§ Written task
Copy the lines of the data below exactly, starting at the first and stopping after the line that contains "XT_H = TOTAL_H - MAIN_H"; include no pictures.

§ Supplied data
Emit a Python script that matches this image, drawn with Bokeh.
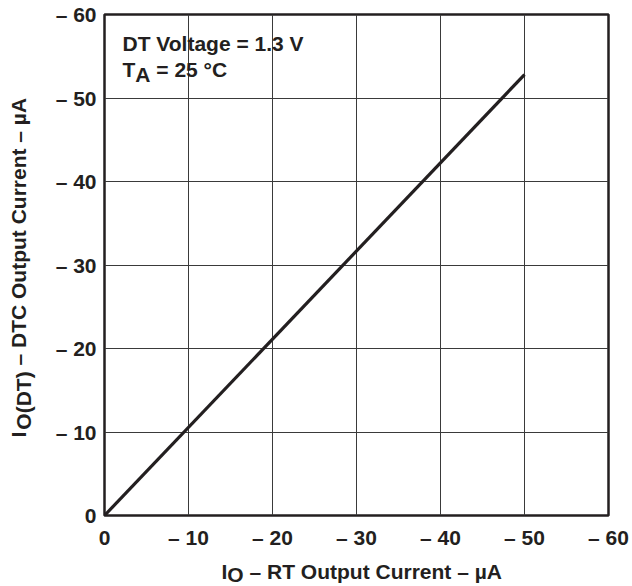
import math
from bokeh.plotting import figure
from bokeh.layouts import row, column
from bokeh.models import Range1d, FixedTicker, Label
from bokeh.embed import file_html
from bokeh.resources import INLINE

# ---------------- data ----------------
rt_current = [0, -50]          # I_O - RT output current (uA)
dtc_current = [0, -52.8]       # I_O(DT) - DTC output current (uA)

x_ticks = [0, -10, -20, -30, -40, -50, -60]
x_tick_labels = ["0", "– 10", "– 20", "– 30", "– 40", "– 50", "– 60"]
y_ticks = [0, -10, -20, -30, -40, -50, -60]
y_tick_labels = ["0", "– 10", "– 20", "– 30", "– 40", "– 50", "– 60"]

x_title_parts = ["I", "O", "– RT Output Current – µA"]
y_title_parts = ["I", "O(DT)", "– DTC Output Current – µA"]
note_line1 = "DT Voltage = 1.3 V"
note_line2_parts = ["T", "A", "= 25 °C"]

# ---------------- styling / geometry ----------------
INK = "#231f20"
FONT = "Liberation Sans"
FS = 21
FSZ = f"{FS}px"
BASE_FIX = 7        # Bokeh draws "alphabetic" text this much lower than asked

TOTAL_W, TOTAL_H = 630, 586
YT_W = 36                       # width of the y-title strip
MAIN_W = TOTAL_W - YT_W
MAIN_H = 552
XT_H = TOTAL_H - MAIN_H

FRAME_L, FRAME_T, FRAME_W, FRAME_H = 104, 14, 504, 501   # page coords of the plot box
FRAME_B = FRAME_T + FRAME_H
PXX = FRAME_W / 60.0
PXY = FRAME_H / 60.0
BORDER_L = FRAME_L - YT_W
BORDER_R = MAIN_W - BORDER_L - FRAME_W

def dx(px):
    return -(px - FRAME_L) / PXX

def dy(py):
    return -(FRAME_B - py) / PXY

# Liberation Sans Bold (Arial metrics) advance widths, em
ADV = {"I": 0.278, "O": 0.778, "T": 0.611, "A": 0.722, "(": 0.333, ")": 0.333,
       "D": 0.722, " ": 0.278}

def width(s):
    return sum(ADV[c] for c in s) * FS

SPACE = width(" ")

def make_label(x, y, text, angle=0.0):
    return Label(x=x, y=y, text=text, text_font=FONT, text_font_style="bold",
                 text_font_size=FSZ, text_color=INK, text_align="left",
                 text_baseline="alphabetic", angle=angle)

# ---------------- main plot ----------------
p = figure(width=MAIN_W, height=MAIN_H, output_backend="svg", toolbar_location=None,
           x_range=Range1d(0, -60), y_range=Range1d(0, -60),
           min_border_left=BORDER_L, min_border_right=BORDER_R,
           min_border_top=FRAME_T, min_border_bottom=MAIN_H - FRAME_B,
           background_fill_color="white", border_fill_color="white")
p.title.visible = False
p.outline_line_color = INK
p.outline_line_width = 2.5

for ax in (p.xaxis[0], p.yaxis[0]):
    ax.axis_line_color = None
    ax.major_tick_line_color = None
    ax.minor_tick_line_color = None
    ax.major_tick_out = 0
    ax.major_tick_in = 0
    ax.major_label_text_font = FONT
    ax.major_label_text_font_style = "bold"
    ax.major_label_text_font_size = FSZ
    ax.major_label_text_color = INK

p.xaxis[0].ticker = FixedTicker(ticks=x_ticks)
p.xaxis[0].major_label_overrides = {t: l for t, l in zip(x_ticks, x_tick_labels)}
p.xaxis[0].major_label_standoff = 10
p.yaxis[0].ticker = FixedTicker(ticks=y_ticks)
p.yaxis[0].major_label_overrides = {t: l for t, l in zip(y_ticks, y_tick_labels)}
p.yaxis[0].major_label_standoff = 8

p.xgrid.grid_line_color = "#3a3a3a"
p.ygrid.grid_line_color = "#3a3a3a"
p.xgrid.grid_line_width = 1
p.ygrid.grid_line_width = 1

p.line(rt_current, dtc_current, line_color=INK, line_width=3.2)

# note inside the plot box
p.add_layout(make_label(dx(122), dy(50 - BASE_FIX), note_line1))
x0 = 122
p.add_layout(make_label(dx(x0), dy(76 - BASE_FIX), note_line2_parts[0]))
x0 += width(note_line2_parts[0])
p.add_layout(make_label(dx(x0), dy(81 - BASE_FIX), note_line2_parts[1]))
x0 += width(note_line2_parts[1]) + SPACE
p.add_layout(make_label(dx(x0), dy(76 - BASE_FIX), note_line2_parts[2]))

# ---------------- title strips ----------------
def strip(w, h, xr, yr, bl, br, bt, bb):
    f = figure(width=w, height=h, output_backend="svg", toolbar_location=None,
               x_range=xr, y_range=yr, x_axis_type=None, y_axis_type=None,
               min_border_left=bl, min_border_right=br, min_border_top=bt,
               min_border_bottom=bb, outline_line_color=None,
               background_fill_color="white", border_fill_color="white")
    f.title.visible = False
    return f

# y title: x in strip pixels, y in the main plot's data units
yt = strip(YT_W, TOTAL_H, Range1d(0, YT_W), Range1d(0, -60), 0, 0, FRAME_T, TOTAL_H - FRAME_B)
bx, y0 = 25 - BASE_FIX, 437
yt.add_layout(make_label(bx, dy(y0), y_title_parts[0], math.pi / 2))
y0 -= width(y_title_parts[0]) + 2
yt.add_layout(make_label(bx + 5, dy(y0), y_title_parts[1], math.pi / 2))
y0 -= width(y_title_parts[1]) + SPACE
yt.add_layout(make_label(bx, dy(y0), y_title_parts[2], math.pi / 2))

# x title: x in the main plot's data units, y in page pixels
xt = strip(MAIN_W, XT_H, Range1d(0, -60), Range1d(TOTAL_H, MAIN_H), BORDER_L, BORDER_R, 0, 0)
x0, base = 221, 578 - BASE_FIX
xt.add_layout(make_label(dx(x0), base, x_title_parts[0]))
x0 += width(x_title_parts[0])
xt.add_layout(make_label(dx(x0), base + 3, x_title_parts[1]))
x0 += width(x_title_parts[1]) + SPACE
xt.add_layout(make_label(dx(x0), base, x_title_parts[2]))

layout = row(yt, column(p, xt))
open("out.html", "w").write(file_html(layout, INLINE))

§ Exercise solution
Emit a Python script that matches this image, drawn with Bokeh.
import math
from bokeh.plotting import figure
from bokeh.layouts import row, column
from bokeh.models import Range1d, FixedTicker, Label
from bokeh.embed import file_html
from bokeh.resources import INLINE

# ---------------- data ----------------
rt_current = [0, -50]          # I_O - RT output current (uA)
dtc_current = [0, -52.8]       # I_O(DT) - DTC output current (uA)

x_ticks = [0, -10, -20, -30, -40, -50, -60]
x_tick_labels = ["0", "– 10", "– 20", "– 30", "– 40", "– 50", "– 60"]
y_ticks = [0, -10, -20, -30, -40, -50, -60]
y_tick_labels = ["0", "– 10", "– 20", "– 30", "– 40", "– 50", "– 60"]

x_title_parts = ["I", "O", "– RT Output Current – µA"]
y_title_parts = ["I", "O(DT)", "– DTC Output Current – µA"]
note_line1 = "DT Voltage = 1.3 V"
note_line2_parts = ["T", "A", "= 25 °C"]

# ---------------- styling / geometry ----------------
INK = "#231f20"
FONT = "Liberation Sans"
FS = 21
FSZ = f"{FS}px"
BASE_FIX = 7        # Bokeh draws "alphabetic" text this much lower than asked

TOTAL_W, TOTAL_H = 630, 586
YT_W = 36                       # width of the y-title strip
MAIN_W = TOTAL_W - YT_W
MAIN_H = 552
XT_H = TOTAL_H - MAIN_H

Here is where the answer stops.